This week as we are conducting our annual training in preparation for another epic season – we are celebrating the life of a powder mining legend – Peter Leontowicz. Put simply – we owe our existence, and some of the best days of our lives, to Pete and his son John, the original founders of Retallack.
It is difficult to describe such a legend in words, however, we have troved the archives and feel that Powder Magazine said it best back in December 2000. Pete, this blast from the past is for you. Thank you for your vision, tenacity, and the good times that you have inspired for us and our guests. Our thoughts and prayers are with you, your family and your friends. As you and John look down upon us frolicking in your powder mining playground – know that your spirits will always be with us.
Powder Magazine – November 2000
RETALLACKA – Heavy Metal Miners Trade Picks for Planks
by Porter Fox | Photos by Doug Lepage | Skiers: Jason Prigge; Moss Patterson
Peter Leontowicz doesn’t ski. In fact, the cofounder of Retallack seems annoyed that skiers use his vintage mining cabin, constructed on two city blocks of the ghost town of Retallack, as a base lodge – all the more ironic the old salt helped start one of the top cat skiing operations in British Columbia.
Leontowicz is a miner. He is 77 years old. He doesn’t have time for skiers and their fancy figure eights. He is on a mission. He can’t imagine why people waste their time frolicking in the snow and ignore what lies beneath it. According to him, the hills surrounding Retallack hold the riches of a thousand kingdoms: enough silver to retire the entire Slocan Valley, enough to fund the U.N. for a year, enough to line every B.C. highway…with Kokanee Gold.
“You see that hill over there?!” the hard hat yelled at a group of guests a week before we arrived. “I want to drill a hole right through the middle of it! And another straight to the top! Then I can mine it…and you all can use the elevator to get to the top and ski!”
So he’s a little crazy. But his claims are not unsubstantiated.
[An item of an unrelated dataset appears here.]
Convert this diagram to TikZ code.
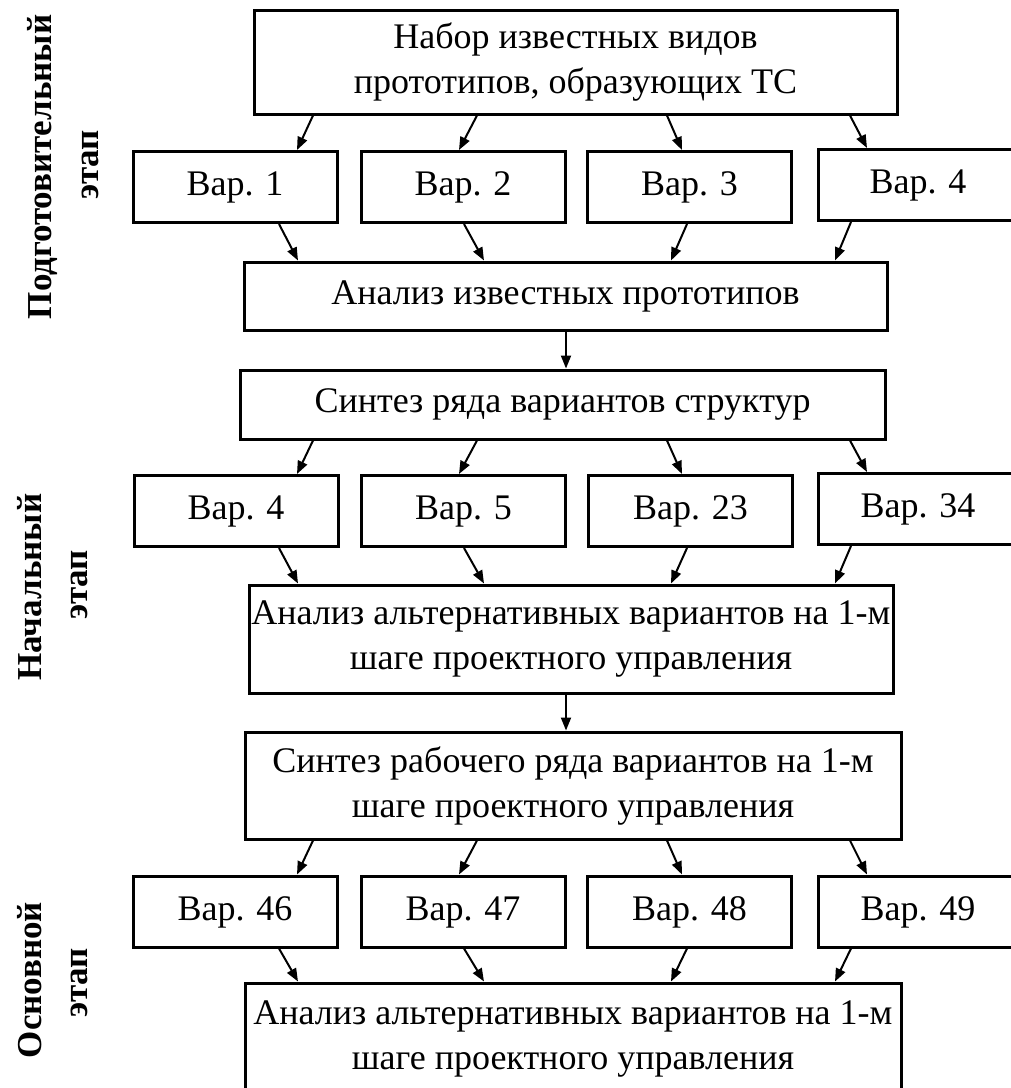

Prospectors discovered massive silver deposits around Retallack in the 1890s. The nearby Slocan Valley camp was the most prolific silver mine in the British Empire through-out World War I. But the cache ran out in ’90. That’s when Leontowicz – and, incidentally, several other entrepreneurs in the area – turned to skiing.
B.C. miners fell into ownership of large tracks of land when the Canadian government ruled that ownership of surface and under-surface mining claims translated into outright ownership of mining plots. That ruling allowed Leontowicz, and his son John, and a group of shareholders to begin building Retallack in ’96. As cat ski lodges popped up on mining claims throughout B.C., it was obvious the rush for white gold was officially on.
Leontowicz may not have found silver on his mining claims – yet – but he can’t deny he and the Retallack shareholders stumbled across a gold mine. Featuring some of the steepest tree skiing in B.C.’s southern interior, the peaks, ridges, and bowls around Retallack draw drool from skiers on the cat ride up – and make them downright giddy on the ski down. The combination of light, deep B.C. snow and incredibly varied intermediate to expert terrain – plus five-star meals and accommodations – make Retallack one of the most eclectic ski destinations in the Canadian Rockies.
As we slide to a stop near the top of our third run, our guide points out a massive area across the valley – aptly named Gold Creek North – that Retallack plans to incorporate into its ski terrain next year. Two-thousand-foot ridgeline sluices lie like lace in a dense forest, and wide-open peaks and powder sit untouched, waiting for skiers. Looking at this virtually unlimited terrain, it is obvious Retallack is in the ski business for the long run. And it is clear the resort will soon be one of the premier ski destinations of the southern interior.
And that really pisses Pete Leontowicz off.